A critical analysis of AI implies a close investigation of network structures and multiple layers of computational systems. It is our responsibility as researchers, activists and experts on digital rights to provoke awareness by reflecting on possible countermeasures that come from the technological, political, and artistic framework.
In the current discussion around big data, deep learning, neural networks, and algorithms, AI has been used as a buzzword for proposing new political and commercial agendas in companies, institutions and the public sector.
Public debates should make an effort not only to address the topic of AI in general, but to focus on concrete applications of data science, machine learning, and algorithms. It is crucial to foster a debate on how AI impacts our everyday life, reflecting inequalities based on social, racial and gender prejudices. Computer systems are influenced by implicit values of humans involved in data collection, programming and usage. Algorithms are not neutral and unbiased, and the consequence of historical patterns and individual decisions are embedded in search engine results, social media platforms and software applications reflecting systematic discrimination.

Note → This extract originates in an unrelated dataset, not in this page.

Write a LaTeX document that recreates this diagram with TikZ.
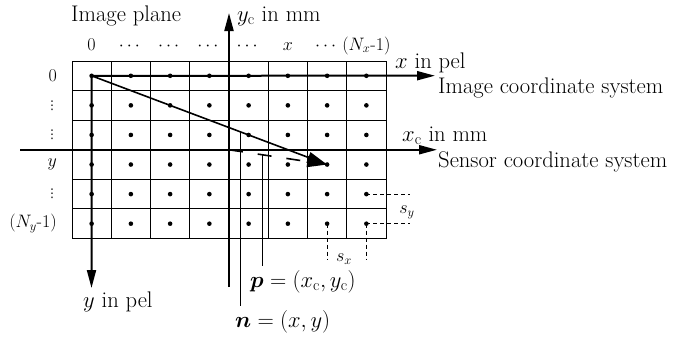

At the Disruption Network Lab conference “AI TRAPS: Automating Discrimination” (June 14-15, disruptionlab.org/ai-traps), Tech Policy Advisor Mutale Nkonde, who was part of the team that introduced the Algorithmic Accountability Act to the House of Representatives, described how in the US police’s “stop & frisk” programme mainly targets Black and Latinx: 90% are innocent. This activity allows them to collect biometric data like fingerprints, reinforcing criminalisation of people of colour.
ACLU tested Amazon’s facial recognition software used by a number of police departments on photos of members of Congress, which were compared to a public database of mug shots. The test disproportionally misidentified African-American and Latinx members of Congress as the people in the mug shots. According to Os Keyes, Human-Centred Design Engineer at the University of Washington, a just AI should be bias free, and shaped and controlled by the people affected by it. Automated Gender Recognition is used by companies and the public sector to target advertising and to automate welfare systems, but it is based on old norms which divide genders into binary male and female, thereby excluding trans communities, and helping to cement and normalise discrimination.
The problem is not AI per se – but that this technology is developed in a biased context around gender, race and class. We need to build systems around the values we want our present and future societies to have.